─── The data ───

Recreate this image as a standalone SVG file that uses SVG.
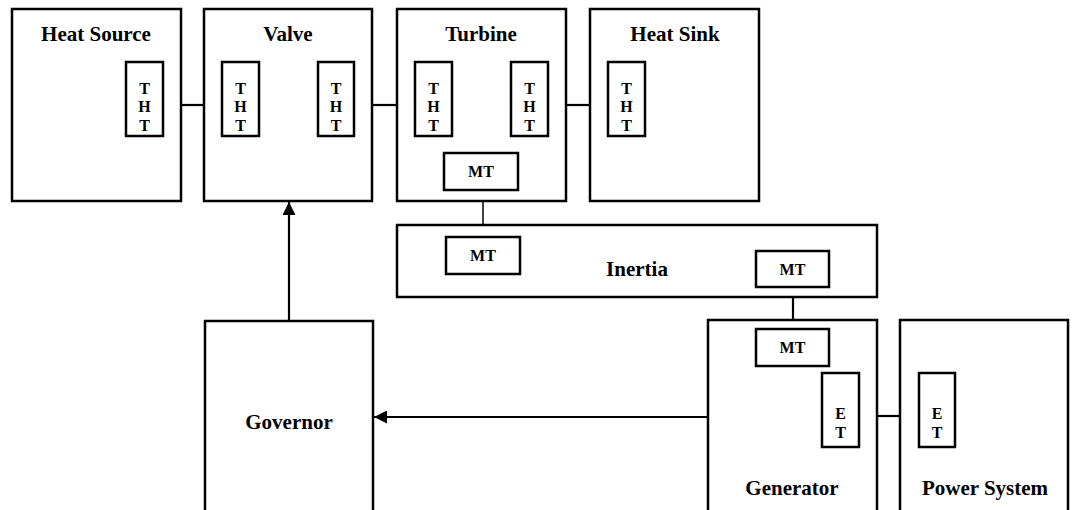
<svg xmlns="http://www.w3.org/2000/svg" width="1072" height="510" viewBox="0 0 1072 510">
<style>
.box{fill:#fff;stroke:#000;stroke-width:2.5}
.sub{fill:#fff;stroke:#000;stroke-width:2.5}
.t{font-family:"Liberation Serif","Times New Roman",serif;font-weight:bold;fill:#000;text-anchor:middle}
.title{font-size:21px}
.lbl{font-size:16px}
.c{stroke:#000;stroke-width:2.2;fill:none}
</style>
<defs>
<marker id="ah" viewBox="0 0 10 10" refX="10" refY="5" markerWidth="16" markerHeight="13" markerUnits="userSpaceOnUse" orient="auto">
<path d="M0,0 L10,5 L0,10 z" fill="#000"/>
</marker>
</defs>
<g id="connectors">
<line class="c" x1="181" y1="105" x2="204" y2="105"/>
<line class="c" x1="372" y1="105" x2="397" y2="105"/>
<line class="c" x1="566" y1="105" x2="590" y2="105"/>
<line class="c" x1="483" y1="201" x2="483" y2="225" style="stroke-width:1.5"/>
<line class="c" x1="793" y1="297" x2="793" y2="320"/>
<line class="c" x1="877" y1="416" x2="900" y2="416"/>
<line class="c" x1="289" y1="321" x2="289" y2="202" marker-end="url(#ah)"/>
<line class="c" x1="708" y1="417" x2="374" y2="417" marker-end="url(#ah)"/>
</g>
<g id="heat-source">
<rect class="box" x="12" y="9" width="169" height="192"/>
<text class="t title" x="96" y="41">Heat Source</text>
<rect class="sub" x="126" y="62" width="37" height="74"/>
<text class="t lbl" x="144.5" y="93.5">T</text><text class="t lbl" x="144.5" y="111.5">H</text><text class="t lbl" x="144.5" y="130.5">T</text>
</g>
<g id="valve">
<rect class="box" x="204" y="9" width="168" height="192"/>
<text class="t title" x="288" y="41">Valve</text>
<rect class="sub" x="222" y="62" width="37" height="74"/>
<text class="t lbl" x="240.5" y="93.5">T</text><text class="t lbl" x="240.5" y="111.5">H</text><text class="t lbl" x="240.5" y="130.5">T</text>
<rect class="sub" x="318" y="62" width="36" height="74"/>
<text class="t lbl" x="336" y="93.5">T</text><text class="t lbl" x="336" y="111.5">H</text><text class="t lbl" x="336" y="130.5">T</text>
</g>
<g id="turbine">
<rect class="box" x="397" y="9" width="169" height="192"/>
<text class="t title" x="481" y="41">Turbine</text>
<rect class="sub" x="415" y="62" width="37" height="74"/>
<text class="t lbl" x="433.5" y="93.5">T</text><text class="t lbl" x="433.5" y="111.5">H</text><text class="t lbl" x="433.5" y="130.5">T</text>
<rect class="sub" x="511" y="62" width="37" height="74"/>
<text class="t lbl" x="529.5" y="93.5">T</text><text class="t lbl" x="529.5" y="111.5">H</text><text class="t lbl" x="529.5" y="130.5">T</text>
<rect class="sub" x="444" y="153" width="74" height="37"/>
<text class="t lbl" x="481" y="177">MT</text>
</g>
<g id="heat-sink">
<rect class="box" x="590" y="9" width="169" height="192"/>
<text class="t title" x="675" y="41">Heat Sink</text>
<rect class="sub" x="608" y="62" width="37" height="74"/>
<text class="t lbl" x="626.5" y="93.5">T</text><text class="t lbl" x="626.5" y="111.5">H</text><text class="t lbl" x="626.5" y="130.5">T</text>
</g>
<g id="inertia">
<rect class="box" x="397" y="225" width="480" height="72"/>
<text class="t title" x="637" y="276">Inertia</text>
<rect class="sub" x="446" y="237" width="74" height="37"/>
<text class="t lbl" x="483" y="261">MT</text>
<rect class="sub" x="756" y="251" width="73" height="36"/>
<text class="t lbl" x="792.5" y="275">MT</text>
</g>
<g id="governor">
<rect class="box" x="205" y="321" width="168" height="200"/>
<text class="t title" x="289" y="429">Governor</text>
</g>
<g id="generator">
<rect class="box" x="708" y="320" width="169" height="200"/>
<text class="t title" x="792" y="495">Generator</text>
<rect class="sub" x="756" y="329" width="73" height="37"/>
<text class="t lbl" x="792.5" y="353">MT</text>
<rect class="sub" x="822" y="373" width="37" height="74"/>
<text class="t lbl" x="840.5" y="418.5">E</text><text class="t lbl" x="840.5" y="437.5">T</text>
</g>
<g id="power-system">
<rect class="box" x="900" y="320" width="168" height="200"/>
<text class="t title" x="985" y="495">Power System</text>
<rect class="sub" x="919" y="373" width="36" height="74"/>
<text class="t lbl" x="937" y="418.5">E</text><text class="t lbl" x="937" y="437.5">T</text>
</g>
</svg>
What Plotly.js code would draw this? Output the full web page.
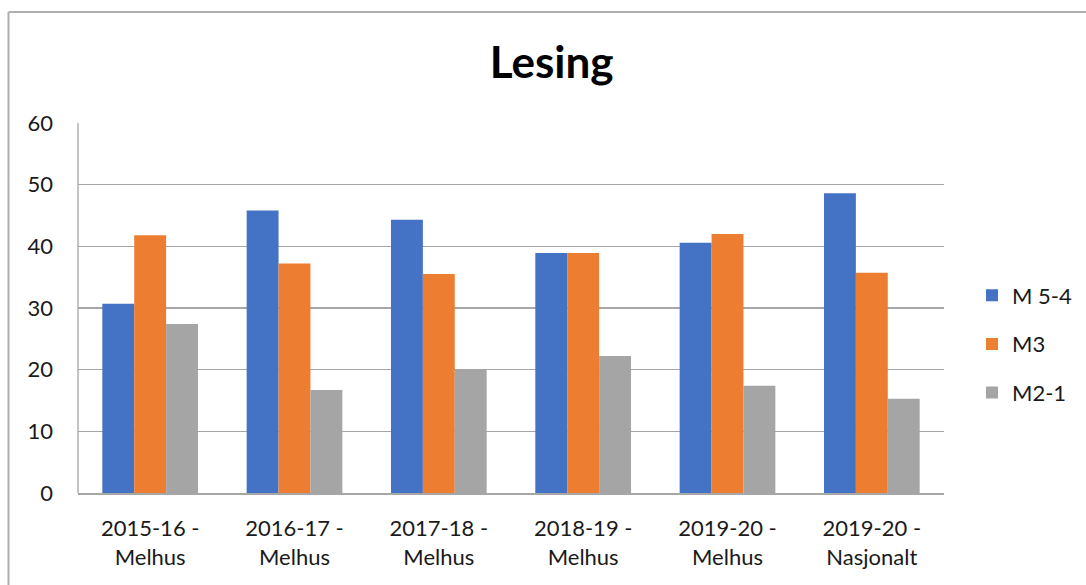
<!DOCTYPE html>
<html>
<head>
<meta charset="utf-8">
<script src="https://cdn.plot.ly/plotly-3.0.1.min.js"></script>
<style>html,body{margin:0;padding:0;background:#fff;}#chart{width:1086px;height:585px;}</style>
</head>
<body>
<div id="chart"></div>
<script>
const categories = ["2015-16 -<br>Melhus", "2016-17 -<br>Melhus", "2017-18 -<br>Melhus", "2018-19 -<br>Melhus", "2019-20 -<br>Melhus", "2019-20 -<br>Nasjonalt"];
const seriesNames = ["M 5-4", "M3", "M2-1"];
const m54 = [30.7, 45.8, 44.3, 38.9, 40.6, 48.6];
const m3 = [41.8, 37.2, 35.5, 38.9, 42.0, 35.7];
const m21 = [27.4, 16.7, 20.0, 22.2, 17.4, 15.3];
const colors = ["#4472C4", "#ED7D31", "#A5A5A5"];
const yTicks = [0, 10, 20, 30, 40, 50, 60];

const W = 1086, H = 585;
const M = {l: 78, r: 142, t: 123, b: 92, autoexpand: false};
const pw = W - M.l - M.r, ph = H - M.t - M.b;
const px = x => (x - M.l) / pw;
const py = y => (H - M.b - y) / ph;

const font = "Lato, 'Open Sans', sans-serif";
const data = [m54, m3, m21].map((vals, i) => ({
  type: "bar",
  name: seriesNames[i],
  x: categories,
  y: vals,
  marker: {color: colors[i]},
  legendgroup: "g" + i,
  hoverinfo: "x+y+name"
}));

const layout = {
  width: W, height: H,
  margin: M,
  paper_bgcolor: "#fff",
  plot_bgcolor: "#fff",
  font: {family: font, color: "#404040", size: 22},
  title: {text: "<b>Lesing</b>", font: {family: font, size: 44, color: "#000"}, x: 0.508, xanchor: "center", y: 0.893, yanchor: "middle"},
  barmode: "group",
  bargap: 0.337,
  bargroupgap: 0,
  xaxis: {
    showgrid: false, showline: true, linecolor: "#A6A6A6", linewidth: 1.5,
    ticks: "", tickfont: {size: 22, color: "#1a1a1a"}, ticklabelstandoff: 15, fixedrange: true
  },
  yaxis: {
    range: [0, 60], tickvals: yTicks, ticktext: yTicks.map(String),
    showgrid: true, gridcolor: "#A6A6A6", gridwidth: 1.3,
    zeroline: false, showline: false, ticks: "",
    tickfont: {size: 22, color: "#1a1a1a"}, ticklabelstandoff: 24, fixedrange: true
  },
  showlegend: true,
  legend: {
    x: px(972), xanchor: "left", y: py(344), yanchor: "middle",
    font: {size: 22, color: "#1a1a1a"},
    traceorder: "grouped", tracegroupgap: 17,
    itemwidth: 30, bgcolor: "rgba(0,0,0,0)"
  },
  shapes: [
    {type: "line", xref: "paper", yref: "paper", x0: px(8.5), x1: px(8.5), y0: py(12), y1: py(600), line: {color: "#AFAFAF", width: 2}},
    {type: "line", xref: "paper", yref: "paper", x0: px(8.5), x1: px(1090), y0: py(12), y1: py(12), line: {color: "#AFAFAF", width: 2}},
    {type: "line", xref: "paper", yref: "paper", x0: 0, x1: 0, y0: 0, y1: 1, line: {color: "#A6A6A6", width: 1.3}}
  ]
};

Plotly.newPlot("chart", data, layout, {displayModeBar: false, staticPlot: true});
</script>
</body>
</html>
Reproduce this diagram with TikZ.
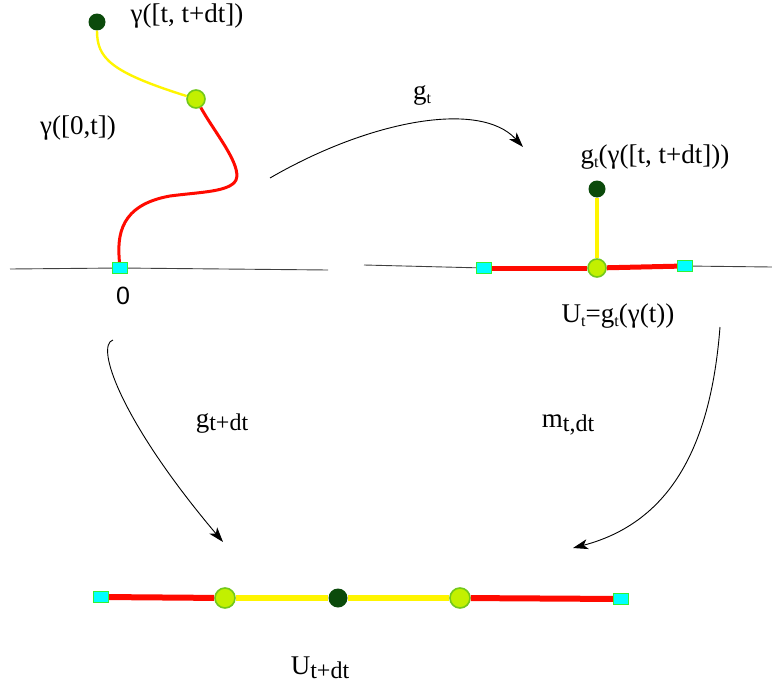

───

Job:
Pull out every line in the material above where "this" occurs.

Written reply:
Recreate this image as a standalone SVG file that uses SVG.
What Plotly.js code would draw this? Output the full web page.
Reproduce this diagram with TikZ.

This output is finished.